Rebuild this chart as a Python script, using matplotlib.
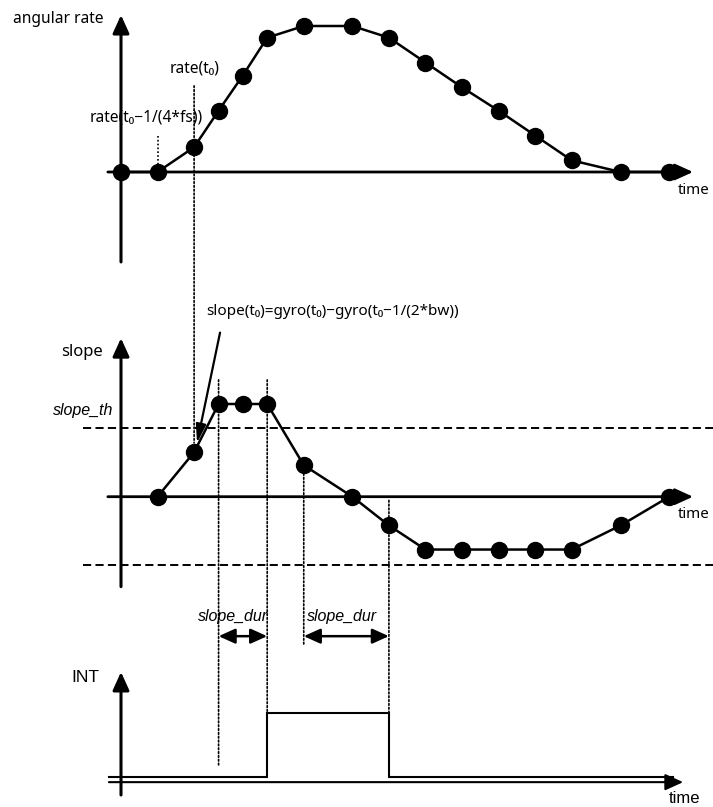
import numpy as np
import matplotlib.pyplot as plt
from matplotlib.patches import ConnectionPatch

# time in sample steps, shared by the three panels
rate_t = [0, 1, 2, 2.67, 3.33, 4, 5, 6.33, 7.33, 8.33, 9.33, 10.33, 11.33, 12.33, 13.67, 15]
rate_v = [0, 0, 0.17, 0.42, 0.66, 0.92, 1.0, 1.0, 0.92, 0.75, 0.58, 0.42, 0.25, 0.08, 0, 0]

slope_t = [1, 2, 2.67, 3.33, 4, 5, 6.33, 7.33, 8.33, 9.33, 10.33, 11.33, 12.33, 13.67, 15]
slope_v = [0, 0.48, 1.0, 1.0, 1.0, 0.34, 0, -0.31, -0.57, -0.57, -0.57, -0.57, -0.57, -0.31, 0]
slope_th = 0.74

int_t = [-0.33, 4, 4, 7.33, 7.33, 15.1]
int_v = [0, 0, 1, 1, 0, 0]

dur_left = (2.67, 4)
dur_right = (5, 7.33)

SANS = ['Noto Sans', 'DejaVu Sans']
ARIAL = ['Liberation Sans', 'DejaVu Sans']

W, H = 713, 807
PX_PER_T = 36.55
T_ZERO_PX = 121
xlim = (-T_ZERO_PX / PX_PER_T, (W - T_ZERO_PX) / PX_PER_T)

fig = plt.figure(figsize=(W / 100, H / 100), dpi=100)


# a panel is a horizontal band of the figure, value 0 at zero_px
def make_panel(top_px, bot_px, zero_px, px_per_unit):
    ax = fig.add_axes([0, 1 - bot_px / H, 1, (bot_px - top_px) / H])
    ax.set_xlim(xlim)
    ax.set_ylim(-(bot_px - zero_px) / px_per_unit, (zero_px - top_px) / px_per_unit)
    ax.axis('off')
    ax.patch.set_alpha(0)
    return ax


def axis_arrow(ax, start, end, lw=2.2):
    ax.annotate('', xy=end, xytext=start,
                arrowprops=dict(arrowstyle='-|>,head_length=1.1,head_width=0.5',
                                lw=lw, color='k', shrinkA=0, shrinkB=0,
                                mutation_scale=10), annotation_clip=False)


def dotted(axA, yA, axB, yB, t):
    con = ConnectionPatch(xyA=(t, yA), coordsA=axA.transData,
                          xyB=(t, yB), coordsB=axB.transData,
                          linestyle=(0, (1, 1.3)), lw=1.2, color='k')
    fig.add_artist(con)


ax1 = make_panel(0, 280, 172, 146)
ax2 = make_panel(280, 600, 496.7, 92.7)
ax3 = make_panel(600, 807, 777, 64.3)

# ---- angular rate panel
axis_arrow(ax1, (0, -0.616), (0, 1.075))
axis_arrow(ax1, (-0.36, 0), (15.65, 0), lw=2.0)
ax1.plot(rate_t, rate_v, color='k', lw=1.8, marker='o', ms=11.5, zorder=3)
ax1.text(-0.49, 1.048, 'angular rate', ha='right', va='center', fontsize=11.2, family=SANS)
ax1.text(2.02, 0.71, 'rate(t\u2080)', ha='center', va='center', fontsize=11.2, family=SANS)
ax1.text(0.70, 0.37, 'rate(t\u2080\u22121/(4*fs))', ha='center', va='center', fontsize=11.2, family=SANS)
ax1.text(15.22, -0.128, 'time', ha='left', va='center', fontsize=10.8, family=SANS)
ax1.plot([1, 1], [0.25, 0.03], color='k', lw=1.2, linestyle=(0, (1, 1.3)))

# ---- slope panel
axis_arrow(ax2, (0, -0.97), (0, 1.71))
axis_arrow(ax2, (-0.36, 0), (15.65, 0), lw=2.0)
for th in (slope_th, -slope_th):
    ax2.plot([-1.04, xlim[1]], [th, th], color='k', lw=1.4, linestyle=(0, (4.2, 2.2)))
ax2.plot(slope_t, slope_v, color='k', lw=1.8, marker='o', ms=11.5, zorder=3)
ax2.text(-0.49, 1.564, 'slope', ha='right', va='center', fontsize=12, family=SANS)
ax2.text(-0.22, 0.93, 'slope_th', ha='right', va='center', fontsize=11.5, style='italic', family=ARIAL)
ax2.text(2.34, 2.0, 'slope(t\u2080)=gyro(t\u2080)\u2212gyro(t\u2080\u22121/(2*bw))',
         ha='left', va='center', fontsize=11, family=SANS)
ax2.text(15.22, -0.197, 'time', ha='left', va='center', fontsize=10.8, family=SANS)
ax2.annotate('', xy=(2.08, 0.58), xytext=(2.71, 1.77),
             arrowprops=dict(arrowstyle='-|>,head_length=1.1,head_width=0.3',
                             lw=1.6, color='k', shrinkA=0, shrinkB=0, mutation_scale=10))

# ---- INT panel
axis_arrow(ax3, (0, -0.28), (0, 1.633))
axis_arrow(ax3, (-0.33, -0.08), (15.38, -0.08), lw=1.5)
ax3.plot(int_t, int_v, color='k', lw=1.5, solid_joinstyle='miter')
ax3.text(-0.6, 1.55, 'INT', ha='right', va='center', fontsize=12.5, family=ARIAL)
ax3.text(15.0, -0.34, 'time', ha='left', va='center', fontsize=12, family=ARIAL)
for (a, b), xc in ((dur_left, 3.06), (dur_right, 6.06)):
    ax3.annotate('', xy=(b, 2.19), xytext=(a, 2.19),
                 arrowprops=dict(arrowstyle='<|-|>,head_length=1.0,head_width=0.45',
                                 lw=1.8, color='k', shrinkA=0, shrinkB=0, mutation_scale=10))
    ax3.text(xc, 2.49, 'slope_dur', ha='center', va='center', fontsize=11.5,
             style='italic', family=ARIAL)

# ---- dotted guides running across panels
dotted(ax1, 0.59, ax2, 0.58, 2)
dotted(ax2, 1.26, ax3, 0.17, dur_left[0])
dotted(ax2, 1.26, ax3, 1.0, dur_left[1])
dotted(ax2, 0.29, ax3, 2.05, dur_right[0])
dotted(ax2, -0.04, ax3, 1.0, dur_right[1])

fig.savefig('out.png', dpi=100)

▶ **Objective**
Do not copy the pictures, but repeat every line exactly.

▶ **Output of the exercise**
Rebuild this chart as a Python script, using matplotlib.
import numpy as np
import matplotlib.pyplot as plt
from matplotlib.patches import ConnectionPatch

# time in sample steps, shared by the three panels
rate_t = [0, 1, 2, 2.67, 3.33, 4, 5, 6.33, 7.33, 8.33, 9.33, 10.33, 11.33, 12.33, 13.67, 15]
rate_v = [0, 0, 0.17, 0.42, 0.66, 0.92, 1.0, 1.0, 0.92, 0.75, 0.58, 0.42, 0.25, 0.08, 0, 0]

slope_t = [1, 2, 2.67, 3.33, 4, 5, 6.33, 7.33, 8.33, 9.33, 10.33, 11.33, 12.33, 13.67, 15]
slope_v = [0, 0.48, 1.0, 1.0, 1.0, 0.34, 0, -0.31, -0.57, -0.57, -0.57, -0.57, -0.57, -0.31, 0]
slope_th = 0.74

int_t = [-0.33, 4, 4, 7.33, 7.33, 15.1]
int_v = [0, 0, 1, 1, 0, 0]

dur_left = (2.67, 4)
dur_right = (5, 7.33)

SANS = ['Noto Sans', 'DejaVu Sans']
ARIAL = ['Liberation Sans', 'DejaVu Sans']

W, H = 713, 807
PX_PER_T = 36.55
T_ZERO_PX = 121
xlim = (-T_ZERO_PX / PX_PER_T, (W - T_ZERO_PX) / PX_PER_T)

fig = plt.figure(figsize=(W / 100, H / 100), dpi=100)


# a panel is a horizontal band of the figure, value 0 at zero_px
def make_panel(top_px, bot_px, zero_px, px_per_unit):
    ax = fig.add_axes([0, 1 - bot_px / H, 1, (bot_px - top_px) / H])
    ax.set_xlim(xlim)
    ax.set_ylim(-(bot_px - zero_px) / px_per_unit, (zero_px - top_px) / px_per_unit)
    ax.axis('off')
    ax.patch.set_alpha(0)
    return ax


def axis_arrow(ax, start, end, lw=2.2):
    ax.annotate('', xy=end, xytext=start,
                arrowprops=dict(arrowstyle='-|>,head_length=1.1,head_width=0.5',
                                lw=lw, color='k', shrinkA=0, shrinkB=0,
                                mutation_scale=10), annotation_clip=False)


def dotted(axA, yA, axB, yB, t):
    con = ConnectionPatch(xyA=(t, yA), coordsA=axA.transData,
                          xyB=(t, yB), coordsB=axB.transData,
                          linestyle=(0, (1, 1.3)), lw=1.2, color='k')
    fig.add_artist(con)


ax1 = make_panel(0, 280, 172, 146)
ax2 = make_panel(280, 600, 496.7, 92.7)
ax3 = make_panel(600, 807, 777, 64.3)

# ---- angular rate panel
axis_arrow(ax1, (0, -0.616), (0, 1.075))
axis_arrow(ax1, (-0.36, 0), (15.65, 0), lw=2.0)
ax1.plot(rate_t, rate_v, color='k', lw=1.8, marker='o', ms=11.5, zorder=3)
ax1.text(-0.49, 1.048, 'angular rate', ha='right', va='center', fontsize=11.2, family=SANS)
ax1.text(2.02, 0.71, 'rate(t\u2080)', ha='center', va='center', fontsize=11.2, family=SANS)
ax1.text(0.70, 0.37, 'rate(t\u2080\u22121/(4*fs))', ha='center', va='center', fontsize=11.2, family=SANS)
ax1.text(15.22, -0.128, 'time', ha='left', va='center', fontsize=10.8, family=SANS)
ax1.plot([1, 1], [0.25, 0.03], color='k', lw=1.2, linestyle=(0, (1, 1.3)))

# ---- slope panel
axis_arrow(ax2, (0, -0.97), (0, 1.71))
axis_arrow(ax2, (-0.36, 0), (15.65, 0), lw=2.0)
for th in (slope_th, -slope_th):
    ax2.plot([-1.04, xlim[1]], [th, th], color='k', lw=1.4, linestyle=(0, (4.2, 2.2)))
ax2.plot(slope_t, slope_v, color='k', lw=1.8, marker='o', ms=11.5, zorder=3)
ax2.text(-0.49, 1.564, 'slope', ha='right', va='center', fontsize=12, family=SANS)
ax2.text(-0.22, 0.93, 'slope_th', ha='right', va='center', fontsize=11.5, style='italic', family=ARIAL)
ax2.text(2.34, 2.0, 'slope(t\u2080)=gyro(t\u2080)\u2212gyro(t\u2080\u22121/(2*bw))',
         ha='left', va='center', fontsize=11, family=SANS)
ax2.text(15.22, -0.197, 'time', ha='left', va='center', fontsize=10.8, family=SANS)
ax2.annotate('', xy=(2.08, 0.58), xytext=(2.71, 1.77),
             arrowprops=dict(arrowstyle='-|>,head_length=1.1,head_width=0.3',
                             lw=1.6, color='k', shrinkA=0, shrinkB=0, mutation_scale=10))

# ---- INT panel
axis_arrow(ax3, (0, -0.28), (0, 1.633))
axis_arrow(ax3, (-0.33, -0.08), (15.38, -0.08), lw=1.5)
ax3.plot(int_t, int_v, color='k', lw=1.5, solid_joinstyle='miter')
ax3.text(-0.6, 1.55, 'INT', ha='right', va='center', fontsize=12.5, family=ARIAL)
ax3.text(15.0, -0.34, 'time', ha='left', va='center', fontsize=12, family=ARIAL)
for (a, b), xc in ((dur_left, 3.06), (dur_right, 6.06)):
    ax3.annotate('', xy=(b, 2.19), xytext=(a, 2.19),
                 arrowprops=dict(arrowstyle='<|-|>,head_length=1.0,head_width=0.45',
                                 lw=1.8, color='k', shrinkA=0, shrinkB=0, mutation_scale=10))
    ax3.text(xc, 2.49, 'slope_dur', ha='center', va='center', fontsize=11.5,
             style='italic', family=ARIAL)

# ---- dotted guides running across panels
dotted(ax1, 0.59, ax2, 0.58, 2)
dotted(ax2, 1.26, ax3, 0.17, dur_left[0])
dotted(ax2, 1.26, ax3, 1.0, dur_left[1])
dotted(ax2, 0.29, ax3, 2.05, dur_right[0])
dotted(ax2, -0.04, ax3, 1.0, dur_right[1])

fig.savefig('out.png', dpi=100)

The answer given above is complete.